▶ **GIVEN EXERCISE**
Go through the lines below. Copy those with "this".

▶ **THE INPUT**
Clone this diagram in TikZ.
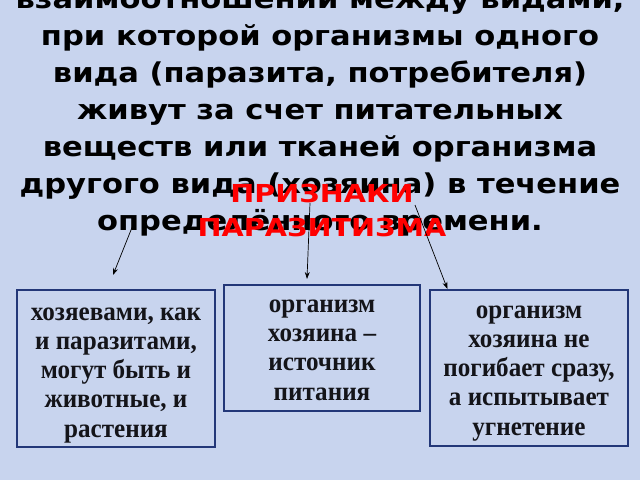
\documentclass[tikz,border=0pt]{standalone}
\usepackage{fontspec}
\usepackage{xcolor}
\usepackage{tikz}
\usetikzlibrary{positioning,arrows.meta}
\newfontfamily\titlefont[FakeStretch=1.12]{DejaVu Sans}
\newfontfamily\signfont[FakeStretch=1.16]{DejaVu Sans}
\newfontfamily\boxfont[FakeStretch=0.94]{Liberation Serif}
\definecolor{bgblue}{RGB}{200,212,238}
\definecolor{boxblue}{RGB}{35,55,120}
\definecolor{boxtext}{RGB}{20,20,25}

\begin{document}
\begin{tikzpicture}[
    x=0.025cm, y=-0.025cm,
    fact/.style={draw=boxblue, line width=1.4pt, rectangle},
    facttext/.style={anchor=base, align=center, text=boxtext, font=\boxfont\bfseries\fontsize{19}{20.8}\selectfont},
    pointer/.style={-{Stealth[length=5pt,width=3.5pt]}, line width=0.5pt, black}
]
    \fill [bgblue] (0,0) rectangle (640,480);
    \useasboundingbox (0,0) rectangle (640,480);

    % Definition text
    \node [anchor=base, align=center, font=\titlefont\bfseries\fontsize{19.4}{26.2}\selectfont] (definition) at (320,230)
        {взаимоотношений между видами,\\при которой организмы одного\\вида (паразита, потребителя)\\живут за счет питательных\\веществ или тканей организма\\другого вида (хозяина) в течение\\определённого времени.};
    \node [anchor=base, align=center, text=red, font=\signfont\bfseries\fontsize{17.6}{23.5}\selectfont] (signs) at (322,236)
        {ПРИЗНАКИ\\ПАРАЗИТИЗМА};

    % Signs
    \node [fact, minimum width=4.95cm, minimum height=3.925cm] (hosts) at (116,368.5) {};
    \node [facttext] at (116,437) {хозяевами, как\\и паразитами,\\могут быть и\\животные, и\\растения};

    \node [fact, minimum width=4.9cm, minimum height=3.15cm] (food) at (322,348) {};
    \node [facttext] at (322,400) {организм\\хозяина –\\источник\\питания};

    \node [fact, minimum width=4.95cm, minimum height=3.9cm] (slow) at (529,368) {};
    \node [facttext] at (529,435) {организм\\хозяина не\\погибает сразу,\\а испытывает\\угнетение};

    % Arrows
    \coordinate (from1) at (135,220);
    \coordinate (from2) at (310,203);
    \coordinate (from3) at (415,205);
    \coordinate (to1) at (113,275);
    \coordinate (to2) at (307,279);
    \draw [pointer] (from1) -- (to1);
    \draw [pointer] (from2) -- (to2);
    \draw [pointer] (from3) -- ([xshift=-58]slow.north);

\end{tikzpicture}
\end{document}
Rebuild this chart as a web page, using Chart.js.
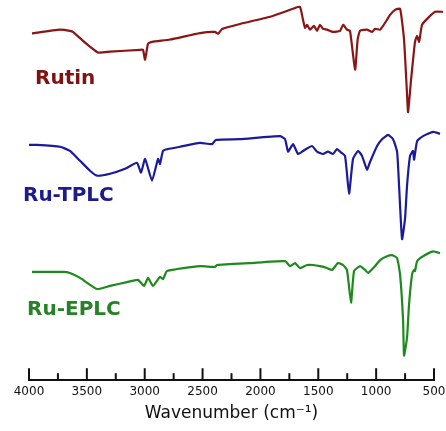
<!DOCTYPE html>
<html>
<head>
<meta charset="utf-8">
<script src="https://cdn.jsdelivr.net/npm/chart.js@4/dist/chart.umd.min.js"></script>
<style>
  html, body { margin: 0; padding: 0; background: #fff; }
  #wrap { width: 446px; height: 431px; }
</style>
</head>
<body>
<div id="wrap"><canvas id="ftir"></canvas></div>
<script>
// wavenumber (cm-1) and stacked transmittance (a.u.)
const rutinWn = [3974, 3732, 3646, 3620, 3516, 3404, 3300, 3041, 3015, 2997, 2971, 2937, 2781, 2522, 2392, 2366, 2331, 2176, 1916, 1701, 1658, 1632, 1615, 1597, 1572, 1537, 1511, 1485, 1459, 1424, 1373, 1312, 1286, 1252, 1226, 1182, 1160, 1139, 1079, 1035, 1010, 966, 940, 906, 880, 837, 793, 759, 733, 724, 698, 681, 664, 646, 629, 603, 551, 491, 422];
const rutinT = [91.2, 92.2, 91.9, 91.6, 88.8, 86.2, 86.4, 86.9, 86.9, 84.3, 88.5, 89.0, 89.6, 91.3, 91.6, 91.1, 92.4, 93.7, 95.6, 97.9, 98.2, 94.8, 92.7, 93.5, 92.2, 93.2, 91.9, 93.5, 92.4, 92.2, 91.6, 91.9, 93.5, 92.2, 91.9, 81.7, 89.6, 91.9, 92.2, 91.6, 92.4, 92.2, 93.2, 94.8, 96.1, 97.4, 97.7, 89.6, 75.2, 70.5, 79.1, 84.3, 89.0, 90.6, 89.0, 93.5, 95.3, 96.9, 96.9];

const tplcWn = [4000, 3931, 3732, 3646, 3559, 3473, 3412, 3300, 3170, 3067, 3032, 2997, 2937, 2885, 2868, 2842, 2799, 2695, 2522, 2418, 2384, 2176, 1831, 1787, 1761, 1718, 1675, 1632, 1554, 1511, 1459, 1416, 1373, 1338, 1312, 1269, 1234, 1200, 1156, 1122, 1079, 1053, 992, 949, 897, 854, 819, 802, 776, 750, 733, 707, 681, 672, 646, 595, 508, 448];
const tplcT = [61.9, 61.9, 61.4, 60.3, 57.7, 55.1, 53.8, 54.3, 55.6, 57.2, 54.6, 58.2, 52.5, 58.2, 56.9, 60.3, 60.8, 61.4, 62.4, 62.1, 63.2, 63.4, 64.2, 63.4, 60.1, 62.1, 59.5, 60.3, 61.6, 60.1, 59.5, 60.1, 59.5, 60.8, 60.1, 59.0, 49.1, 58.2, 60.3, 59.0, 55.4, 57.4, 61.6, 63.4, 64.5, 63.4, 60.1, 51.2, 37.1, 42.6, 51.2, 59.0, 60.3, 58.0, 62.9, 64.2, 65.3, 64.8];

const eplcWn = [3974, 3706, 3646, 3559, 3412, 3300, 3153, 3058, 3006, 2971, 2928, 2868, 2842, 2807, 2522, 2392, 2375, 2090, 1787, 1744, 1701, 1658, 1597, 1545, 1485, 1424, 1381, 1329, 1286, 1252, 1217, 1191, 1139, 1096, 1070, 1010, 966, 906, 863, 819, 793, 767, 759, 733, 716, 690, 672, 664, 646, 595, 508, 448];
const eplcT = [28.5, 28.5, 28.2, 26.9, 24.0, 24.8, 25.8, 26.4, 24.8, 26.9, 24.8, 27.2, 26.6, 28.7, 30.0, 29.8, 30.3, 30.8, 31.3, 30.0, 30.8, 29.5, 30.3, 30.3, 30.0, 29.5, 29.0, 30.8, 30.3, 29.0, 20.4, 28.7, 30.0, 29.0, 28.2, 30.0, 31.6, 32.6, 32.9, 32.1, 27.7, 15.7, 6.5, 11.2, 19.8, 27.7, 29.0, 28.7, 31.3, 32.6, 33.9, 33.4];

const seriesNames = ["Rutin", "Ru-TPLC", "Ru-EPLC"];
const tickLabels = ["4000", "3500", "3000", "2500", "2000", "1500", "1000", "500"];

const colors = ["rgb(139,20,20)", "rgb(26,26,156)", "rgb(30,138,30)"];
const labelColors = ["rgb(128,18,18)", "rgb(28,28,140)", "rgb(38,130,38)"];

const toPoints = (wn, t) => wn.map((x, i) => ({ x: x, y: t[i] }));

const makeSet = (name, wn, t, i) => ({
    label: name,
    data: toPoints(wn, t),
    borderColor: colors[i],
    borderWidth: 2.2,
    pointRadius: 0,
    tension: 0.15,
    fill: false,
    clip: false,
});

// names drawn next to each trace, anchored in data space
const nameSpots = [
    { x: 3948, y: 79.4 },
    { x: 4052, y: 48.4 },
    { x: 4017, y: 18.6 },
];

const inwardTicks = {
    id: "inwardTicks",
    afterDraw(chart) {
        const ctx = chart.ctx;
        const xs = chart.scales.x;
        const ys = chart.scales.y;
        const bottom = chart.chartArea.bottom;
        ctx.save();
        ctx.strokeStyle = "#111";
        ctx.lineWidth = 2;
        for (const t of xs.ticks) {
            const px = xs.getPixelForValue(t.value);
            const len = t.value % 500 === 0 ? 12 : 7;
            ctx.beginPath();
            ctx.moveTo(px, bottom);
            ctx.lineTo(px, bottom - len);
            ctx.stroke();
        }
        ctx.font = "bold 20px 'DejaVu Sans'";
        ctx.textBaseline = "middle";
        ctx.textAlign = "left";
        seriesNames.forEach((name, i) => {
            ctx.fillStyle = labelColors[i];
            ctx.fillText(name, xs.getPixelForValue(nameSpots[i].x), ys.getPixelForValue(nameSpots[i].y));
        });
        ctx.restore();
    },
};

const ctx = document.getElementById("ftir").getContext("2d");

let ftirChart = new Chart(ctx, {
    type: "line",
    data: {
        datasets: [
            makeSet(seriesNames[0], rutinWn, rutinT, 0),
            makeSet(seriesNames[1], tplcWn, tplcT, 1),
            makeSet(seriesNames[2], eplcWn, eplcT, 2),
        ],
    },
    options: {
        responsive: true,
        maintainAspectRatio: false,
        animation: false,
        layout: { padding: { left: 29, right: 12, top: 0, bottom: 7 } },
        plugins: {
            legend: { display: false },
            tooltip: { enabled: false },
        },
        scales: {
            x: {
                type: "linear",
                reverse: true,
                min: 500,
                max: 4000,
                afterFit: (scale) => {
                    scale.paddingLeft = 0;
                    scale.paddingRight = 0;
                },
                grid: { display: true, drawOnChartArea: false, drawTicks: false },
                border: { display: true, color: "#111", width: 2 },
                ticks: {
                    stepSize: 250,
                    autoSkip: false,
                    maxRotation: 0,
                    padding: 4,
                    color: "#111",
                    font: { family: "'DejaVu Sans'", size: 12 },
                    callback: (v) => (v % 500 === 0 ? tickLabels[(4000 - v) / 500] : ""),
                },
                title: {
                    display: true,
                    text: "Wavenumber (cm⁻¹)",
                    color: "#111",
                    padding: { top: 1, bottom: 0 },
                    font: { family: "'DejaVu Sans'", size: 17 },
                },
            },
            y: {
                display: false,
                min: 0,
                max: 100,
            },
        },
    },
    plugins: [inwardTicks],
});
</script>
</body>
</html>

▶ **RESULT OF THE EXERCISE**
Clone this diagram in TikZ.
Rebuild this chart as a web page, using Chart.js.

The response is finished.